INSTRUCTION ::
Beginning with the line that contains "What Altair code", retype the entries below exactly, ending with the line that contains "90, 95, 100]". Leave out any pictures.

EXERCISE INPUT ::

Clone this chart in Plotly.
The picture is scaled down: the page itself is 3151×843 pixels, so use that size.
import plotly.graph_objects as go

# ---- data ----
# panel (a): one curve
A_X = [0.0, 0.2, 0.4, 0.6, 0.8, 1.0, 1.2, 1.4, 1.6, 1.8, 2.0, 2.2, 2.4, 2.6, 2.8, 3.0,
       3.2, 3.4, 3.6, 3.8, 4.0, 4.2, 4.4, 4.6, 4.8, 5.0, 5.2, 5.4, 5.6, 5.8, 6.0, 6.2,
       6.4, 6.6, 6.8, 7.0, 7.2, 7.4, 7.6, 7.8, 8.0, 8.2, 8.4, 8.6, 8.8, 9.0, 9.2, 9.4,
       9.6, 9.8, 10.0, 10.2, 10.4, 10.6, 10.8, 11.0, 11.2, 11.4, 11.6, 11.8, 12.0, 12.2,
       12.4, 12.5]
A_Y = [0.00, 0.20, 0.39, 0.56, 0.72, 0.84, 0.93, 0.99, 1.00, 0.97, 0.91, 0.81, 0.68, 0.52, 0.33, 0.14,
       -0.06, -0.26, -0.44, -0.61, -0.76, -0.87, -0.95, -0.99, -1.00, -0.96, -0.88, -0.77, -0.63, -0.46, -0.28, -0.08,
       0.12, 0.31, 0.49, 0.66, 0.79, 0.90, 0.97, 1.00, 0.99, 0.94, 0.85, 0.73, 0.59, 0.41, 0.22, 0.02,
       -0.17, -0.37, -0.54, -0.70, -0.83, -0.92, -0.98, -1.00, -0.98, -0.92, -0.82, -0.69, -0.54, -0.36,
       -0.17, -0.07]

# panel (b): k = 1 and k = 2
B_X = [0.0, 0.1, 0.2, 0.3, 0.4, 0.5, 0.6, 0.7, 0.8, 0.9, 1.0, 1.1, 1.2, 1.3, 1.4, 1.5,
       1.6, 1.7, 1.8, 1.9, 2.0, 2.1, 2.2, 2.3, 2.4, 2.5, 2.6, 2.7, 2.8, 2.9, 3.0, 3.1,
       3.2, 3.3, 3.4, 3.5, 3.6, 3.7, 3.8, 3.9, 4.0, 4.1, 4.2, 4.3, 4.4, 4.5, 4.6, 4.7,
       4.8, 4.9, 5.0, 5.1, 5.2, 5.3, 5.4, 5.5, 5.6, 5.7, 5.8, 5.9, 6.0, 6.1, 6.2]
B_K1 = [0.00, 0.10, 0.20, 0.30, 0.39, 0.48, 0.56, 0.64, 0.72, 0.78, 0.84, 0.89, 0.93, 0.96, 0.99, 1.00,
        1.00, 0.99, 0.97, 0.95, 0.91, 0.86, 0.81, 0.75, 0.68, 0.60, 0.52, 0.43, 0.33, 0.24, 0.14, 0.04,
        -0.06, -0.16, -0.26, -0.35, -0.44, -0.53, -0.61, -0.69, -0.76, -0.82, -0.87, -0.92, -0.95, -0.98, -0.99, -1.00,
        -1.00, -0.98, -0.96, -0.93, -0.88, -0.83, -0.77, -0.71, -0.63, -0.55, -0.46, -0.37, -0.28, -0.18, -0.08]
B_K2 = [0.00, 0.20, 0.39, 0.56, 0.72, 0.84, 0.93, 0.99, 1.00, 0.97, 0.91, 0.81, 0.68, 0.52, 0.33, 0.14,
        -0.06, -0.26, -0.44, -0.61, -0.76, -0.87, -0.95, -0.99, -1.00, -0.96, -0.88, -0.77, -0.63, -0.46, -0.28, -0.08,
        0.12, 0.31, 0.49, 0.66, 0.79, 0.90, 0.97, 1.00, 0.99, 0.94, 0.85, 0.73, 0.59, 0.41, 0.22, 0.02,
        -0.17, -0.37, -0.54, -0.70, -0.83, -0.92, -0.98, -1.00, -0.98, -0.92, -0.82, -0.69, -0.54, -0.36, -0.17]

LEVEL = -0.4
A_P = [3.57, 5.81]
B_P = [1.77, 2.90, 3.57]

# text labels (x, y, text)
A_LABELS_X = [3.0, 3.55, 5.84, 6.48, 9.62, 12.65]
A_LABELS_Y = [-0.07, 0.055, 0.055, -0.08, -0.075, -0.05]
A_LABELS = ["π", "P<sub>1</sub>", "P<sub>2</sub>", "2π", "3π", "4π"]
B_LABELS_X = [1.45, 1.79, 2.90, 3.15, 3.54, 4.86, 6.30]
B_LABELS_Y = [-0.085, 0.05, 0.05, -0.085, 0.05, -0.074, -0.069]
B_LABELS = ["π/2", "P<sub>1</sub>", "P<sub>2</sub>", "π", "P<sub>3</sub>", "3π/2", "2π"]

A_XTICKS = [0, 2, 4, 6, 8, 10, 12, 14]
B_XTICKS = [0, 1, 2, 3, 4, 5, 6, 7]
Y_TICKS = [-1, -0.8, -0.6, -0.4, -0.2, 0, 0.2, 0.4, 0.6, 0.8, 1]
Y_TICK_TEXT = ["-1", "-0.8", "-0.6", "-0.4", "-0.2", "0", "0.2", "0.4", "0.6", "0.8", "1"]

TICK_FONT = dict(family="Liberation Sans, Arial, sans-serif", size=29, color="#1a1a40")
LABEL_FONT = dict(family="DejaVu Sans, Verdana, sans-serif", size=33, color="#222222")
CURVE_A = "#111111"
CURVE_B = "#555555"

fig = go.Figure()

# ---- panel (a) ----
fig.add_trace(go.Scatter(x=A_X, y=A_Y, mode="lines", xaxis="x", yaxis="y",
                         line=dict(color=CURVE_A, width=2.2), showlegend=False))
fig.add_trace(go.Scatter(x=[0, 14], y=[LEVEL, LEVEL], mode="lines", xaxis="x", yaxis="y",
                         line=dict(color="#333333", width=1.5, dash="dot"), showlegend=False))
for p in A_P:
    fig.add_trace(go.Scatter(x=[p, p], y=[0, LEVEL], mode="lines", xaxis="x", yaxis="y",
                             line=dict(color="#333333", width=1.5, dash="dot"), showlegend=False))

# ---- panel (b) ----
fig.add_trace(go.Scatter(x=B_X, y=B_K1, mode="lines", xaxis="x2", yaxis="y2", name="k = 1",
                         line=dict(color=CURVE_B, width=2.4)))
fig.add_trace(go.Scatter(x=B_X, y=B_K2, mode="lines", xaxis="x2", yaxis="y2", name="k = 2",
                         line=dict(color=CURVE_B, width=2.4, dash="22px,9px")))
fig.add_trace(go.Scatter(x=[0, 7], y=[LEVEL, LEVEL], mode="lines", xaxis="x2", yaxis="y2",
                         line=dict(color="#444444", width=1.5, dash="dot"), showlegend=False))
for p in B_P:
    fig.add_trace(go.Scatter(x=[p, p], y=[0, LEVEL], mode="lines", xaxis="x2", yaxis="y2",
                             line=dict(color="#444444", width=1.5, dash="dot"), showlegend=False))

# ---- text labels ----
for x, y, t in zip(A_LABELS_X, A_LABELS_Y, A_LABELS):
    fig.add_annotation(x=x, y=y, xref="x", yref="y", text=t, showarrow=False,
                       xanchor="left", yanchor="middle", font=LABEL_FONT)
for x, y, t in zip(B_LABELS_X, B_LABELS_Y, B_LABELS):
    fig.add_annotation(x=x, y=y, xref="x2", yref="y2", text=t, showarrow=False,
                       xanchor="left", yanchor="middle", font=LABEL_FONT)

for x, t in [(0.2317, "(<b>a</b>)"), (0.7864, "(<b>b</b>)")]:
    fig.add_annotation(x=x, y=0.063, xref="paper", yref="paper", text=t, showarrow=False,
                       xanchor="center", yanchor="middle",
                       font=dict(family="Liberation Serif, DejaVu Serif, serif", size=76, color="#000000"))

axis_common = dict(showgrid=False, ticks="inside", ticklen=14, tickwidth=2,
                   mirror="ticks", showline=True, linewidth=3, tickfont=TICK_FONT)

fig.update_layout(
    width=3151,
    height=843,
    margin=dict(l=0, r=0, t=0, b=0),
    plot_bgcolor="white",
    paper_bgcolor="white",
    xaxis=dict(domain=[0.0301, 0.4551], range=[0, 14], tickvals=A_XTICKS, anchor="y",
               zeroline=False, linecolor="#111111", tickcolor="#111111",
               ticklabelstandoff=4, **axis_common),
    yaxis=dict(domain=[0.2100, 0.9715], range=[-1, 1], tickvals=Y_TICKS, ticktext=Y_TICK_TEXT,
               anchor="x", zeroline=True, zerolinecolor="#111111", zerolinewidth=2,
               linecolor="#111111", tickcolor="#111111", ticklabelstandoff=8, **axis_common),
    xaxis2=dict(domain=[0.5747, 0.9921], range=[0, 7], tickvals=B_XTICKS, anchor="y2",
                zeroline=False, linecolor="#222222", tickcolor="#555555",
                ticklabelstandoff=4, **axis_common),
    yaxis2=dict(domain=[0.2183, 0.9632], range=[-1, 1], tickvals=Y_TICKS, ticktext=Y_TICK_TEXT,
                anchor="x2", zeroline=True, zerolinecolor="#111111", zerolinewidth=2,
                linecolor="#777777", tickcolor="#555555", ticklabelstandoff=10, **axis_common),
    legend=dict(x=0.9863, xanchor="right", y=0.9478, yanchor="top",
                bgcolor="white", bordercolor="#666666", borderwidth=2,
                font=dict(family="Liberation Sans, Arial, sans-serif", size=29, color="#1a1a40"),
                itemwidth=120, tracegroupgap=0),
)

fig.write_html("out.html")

--

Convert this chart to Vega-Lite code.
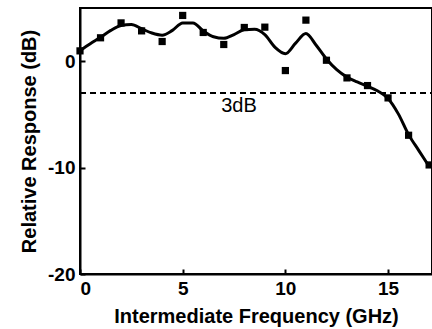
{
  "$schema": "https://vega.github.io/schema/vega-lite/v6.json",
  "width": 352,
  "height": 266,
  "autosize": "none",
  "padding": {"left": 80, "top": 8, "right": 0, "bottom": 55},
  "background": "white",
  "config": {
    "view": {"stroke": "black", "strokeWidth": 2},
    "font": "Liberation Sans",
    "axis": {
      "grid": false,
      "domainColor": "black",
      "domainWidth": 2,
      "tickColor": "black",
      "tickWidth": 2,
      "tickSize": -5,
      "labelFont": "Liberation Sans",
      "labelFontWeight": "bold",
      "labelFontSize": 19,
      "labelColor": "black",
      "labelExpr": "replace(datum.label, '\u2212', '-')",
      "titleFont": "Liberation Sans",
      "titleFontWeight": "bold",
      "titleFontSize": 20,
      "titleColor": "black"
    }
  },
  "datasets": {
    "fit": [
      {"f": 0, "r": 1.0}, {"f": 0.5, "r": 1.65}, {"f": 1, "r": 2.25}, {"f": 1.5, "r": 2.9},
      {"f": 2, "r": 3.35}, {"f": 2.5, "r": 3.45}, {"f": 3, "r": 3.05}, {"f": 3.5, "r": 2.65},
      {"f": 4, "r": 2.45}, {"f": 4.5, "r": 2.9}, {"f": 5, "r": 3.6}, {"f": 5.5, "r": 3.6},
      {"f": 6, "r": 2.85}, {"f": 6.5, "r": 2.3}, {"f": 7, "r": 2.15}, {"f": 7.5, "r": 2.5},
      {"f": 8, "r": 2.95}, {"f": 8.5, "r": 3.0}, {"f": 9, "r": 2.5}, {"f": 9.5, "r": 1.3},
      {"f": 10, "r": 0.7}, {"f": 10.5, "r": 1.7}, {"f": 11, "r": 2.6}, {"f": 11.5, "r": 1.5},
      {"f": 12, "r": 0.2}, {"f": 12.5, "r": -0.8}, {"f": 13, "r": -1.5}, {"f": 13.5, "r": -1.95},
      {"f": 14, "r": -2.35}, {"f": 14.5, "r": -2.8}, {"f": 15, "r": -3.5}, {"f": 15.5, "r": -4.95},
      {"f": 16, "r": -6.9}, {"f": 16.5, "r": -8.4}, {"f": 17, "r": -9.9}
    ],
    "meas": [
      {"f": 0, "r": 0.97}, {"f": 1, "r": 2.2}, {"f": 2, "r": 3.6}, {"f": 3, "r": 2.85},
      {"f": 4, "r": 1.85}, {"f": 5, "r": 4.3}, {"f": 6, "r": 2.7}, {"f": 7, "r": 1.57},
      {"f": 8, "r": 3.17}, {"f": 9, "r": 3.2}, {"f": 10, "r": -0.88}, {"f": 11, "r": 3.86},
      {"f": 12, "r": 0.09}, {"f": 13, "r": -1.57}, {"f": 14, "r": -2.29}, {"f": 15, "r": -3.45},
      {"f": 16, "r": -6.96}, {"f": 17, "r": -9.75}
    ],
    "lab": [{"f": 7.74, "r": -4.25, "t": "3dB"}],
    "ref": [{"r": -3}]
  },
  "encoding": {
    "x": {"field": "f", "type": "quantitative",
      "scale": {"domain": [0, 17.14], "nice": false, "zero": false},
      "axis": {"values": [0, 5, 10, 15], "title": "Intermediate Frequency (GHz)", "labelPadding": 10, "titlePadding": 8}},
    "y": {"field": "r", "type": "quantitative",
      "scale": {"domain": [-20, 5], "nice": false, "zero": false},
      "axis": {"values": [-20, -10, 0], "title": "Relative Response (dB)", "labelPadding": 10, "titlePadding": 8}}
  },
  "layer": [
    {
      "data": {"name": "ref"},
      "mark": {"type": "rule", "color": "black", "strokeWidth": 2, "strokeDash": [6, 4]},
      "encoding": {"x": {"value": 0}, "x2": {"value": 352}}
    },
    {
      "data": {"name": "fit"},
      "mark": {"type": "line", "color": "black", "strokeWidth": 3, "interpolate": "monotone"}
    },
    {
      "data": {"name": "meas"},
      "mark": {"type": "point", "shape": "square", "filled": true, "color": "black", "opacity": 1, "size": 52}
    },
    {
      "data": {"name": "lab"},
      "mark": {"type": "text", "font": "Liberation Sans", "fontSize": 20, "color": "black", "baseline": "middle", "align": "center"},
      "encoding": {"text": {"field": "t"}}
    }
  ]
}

* * *

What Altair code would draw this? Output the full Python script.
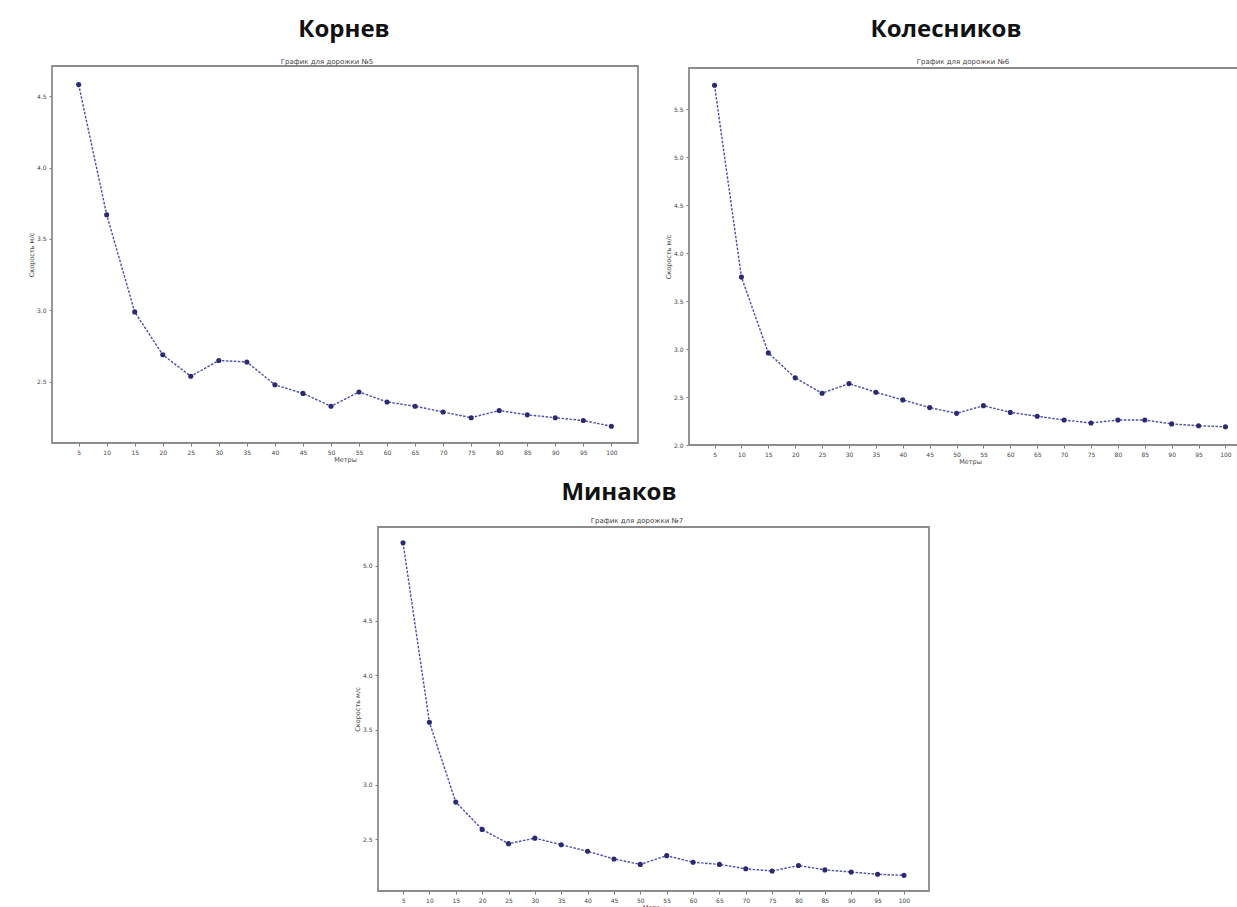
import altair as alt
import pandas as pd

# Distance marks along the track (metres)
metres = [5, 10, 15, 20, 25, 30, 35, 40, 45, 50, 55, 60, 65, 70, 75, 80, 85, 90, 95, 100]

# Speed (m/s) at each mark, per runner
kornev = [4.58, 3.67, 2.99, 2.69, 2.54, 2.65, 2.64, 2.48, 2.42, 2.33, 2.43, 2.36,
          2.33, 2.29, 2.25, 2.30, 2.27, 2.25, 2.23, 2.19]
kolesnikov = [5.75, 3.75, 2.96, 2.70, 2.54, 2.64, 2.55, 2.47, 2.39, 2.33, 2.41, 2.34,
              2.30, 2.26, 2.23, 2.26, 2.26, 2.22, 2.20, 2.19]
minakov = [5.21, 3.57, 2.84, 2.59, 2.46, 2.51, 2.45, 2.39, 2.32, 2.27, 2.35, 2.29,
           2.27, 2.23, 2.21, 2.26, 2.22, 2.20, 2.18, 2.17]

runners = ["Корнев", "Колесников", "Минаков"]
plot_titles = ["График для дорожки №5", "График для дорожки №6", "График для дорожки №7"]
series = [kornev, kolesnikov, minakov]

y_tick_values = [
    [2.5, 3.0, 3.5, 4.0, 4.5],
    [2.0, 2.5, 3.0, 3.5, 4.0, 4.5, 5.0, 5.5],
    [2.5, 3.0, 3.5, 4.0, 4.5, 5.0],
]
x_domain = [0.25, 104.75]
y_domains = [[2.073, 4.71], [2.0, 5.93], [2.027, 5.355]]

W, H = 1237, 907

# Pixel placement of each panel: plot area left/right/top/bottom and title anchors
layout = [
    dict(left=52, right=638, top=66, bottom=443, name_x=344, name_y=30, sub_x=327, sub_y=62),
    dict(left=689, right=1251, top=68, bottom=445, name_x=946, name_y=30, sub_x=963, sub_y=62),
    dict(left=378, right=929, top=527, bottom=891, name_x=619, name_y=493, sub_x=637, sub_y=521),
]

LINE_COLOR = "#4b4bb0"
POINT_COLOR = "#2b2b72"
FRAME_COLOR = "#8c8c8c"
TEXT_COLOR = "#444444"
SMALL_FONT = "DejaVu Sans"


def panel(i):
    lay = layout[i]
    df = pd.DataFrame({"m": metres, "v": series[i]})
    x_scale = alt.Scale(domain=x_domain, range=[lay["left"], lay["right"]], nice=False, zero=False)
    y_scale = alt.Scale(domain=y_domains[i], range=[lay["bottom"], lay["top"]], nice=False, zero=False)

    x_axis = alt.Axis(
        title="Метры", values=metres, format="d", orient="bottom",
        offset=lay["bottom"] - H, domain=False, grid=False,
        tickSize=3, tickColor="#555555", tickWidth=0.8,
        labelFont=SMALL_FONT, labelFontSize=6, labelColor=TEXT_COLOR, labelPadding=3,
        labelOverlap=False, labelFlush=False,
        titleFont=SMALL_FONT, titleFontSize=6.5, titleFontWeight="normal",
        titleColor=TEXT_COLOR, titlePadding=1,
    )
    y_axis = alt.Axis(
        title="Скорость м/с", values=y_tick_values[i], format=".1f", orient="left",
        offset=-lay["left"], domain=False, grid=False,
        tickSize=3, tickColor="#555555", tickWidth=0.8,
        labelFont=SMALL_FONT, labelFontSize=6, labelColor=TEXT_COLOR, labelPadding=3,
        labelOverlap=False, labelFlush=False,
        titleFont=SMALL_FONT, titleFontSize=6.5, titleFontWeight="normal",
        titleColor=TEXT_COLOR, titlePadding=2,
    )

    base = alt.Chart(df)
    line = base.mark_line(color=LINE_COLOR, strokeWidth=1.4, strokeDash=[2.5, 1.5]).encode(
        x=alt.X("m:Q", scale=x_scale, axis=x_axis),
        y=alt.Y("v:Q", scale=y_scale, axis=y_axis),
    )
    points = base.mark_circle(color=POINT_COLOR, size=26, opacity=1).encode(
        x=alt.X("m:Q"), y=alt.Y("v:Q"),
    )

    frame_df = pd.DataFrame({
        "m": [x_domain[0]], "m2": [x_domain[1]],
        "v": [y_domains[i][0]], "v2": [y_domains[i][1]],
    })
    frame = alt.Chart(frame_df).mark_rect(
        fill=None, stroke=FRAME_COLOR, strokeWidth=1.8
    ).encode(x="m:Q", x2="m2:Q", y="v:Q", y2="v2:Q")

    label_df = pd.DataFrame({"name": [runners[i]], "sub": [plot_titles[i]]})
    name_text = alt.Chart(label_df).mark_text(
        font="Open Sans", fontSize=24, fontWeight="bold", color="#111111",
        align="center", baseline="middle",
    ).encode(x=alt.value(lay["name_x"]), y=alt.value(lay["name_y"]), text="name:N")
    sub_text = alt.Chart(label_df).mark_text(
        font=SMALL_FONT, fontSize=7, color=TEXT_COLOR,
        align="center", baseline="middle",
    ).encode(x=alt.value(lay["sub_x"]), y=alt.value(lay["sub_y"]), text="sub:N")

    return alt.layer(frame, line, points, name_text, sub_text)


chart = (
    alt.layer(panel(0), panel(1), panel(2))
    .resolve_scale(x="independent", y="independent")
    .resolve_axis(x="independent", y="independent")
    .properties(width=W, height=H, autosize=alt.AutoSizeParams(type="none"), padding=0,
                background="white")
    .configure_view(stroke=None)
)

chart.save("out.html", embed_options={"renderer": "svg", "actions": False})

FINISHED EXERCISE ::
What Altair code would draw this? Output the full Python script.
import altair as alt
import pandas as pd

# Distance marks along the track (metres)
metres = [5, 10, 15, 20, 25, 30, 35, 40, 45, 50, 55, 60, 65, 70, 75, 80, 85, 90, 95, 100]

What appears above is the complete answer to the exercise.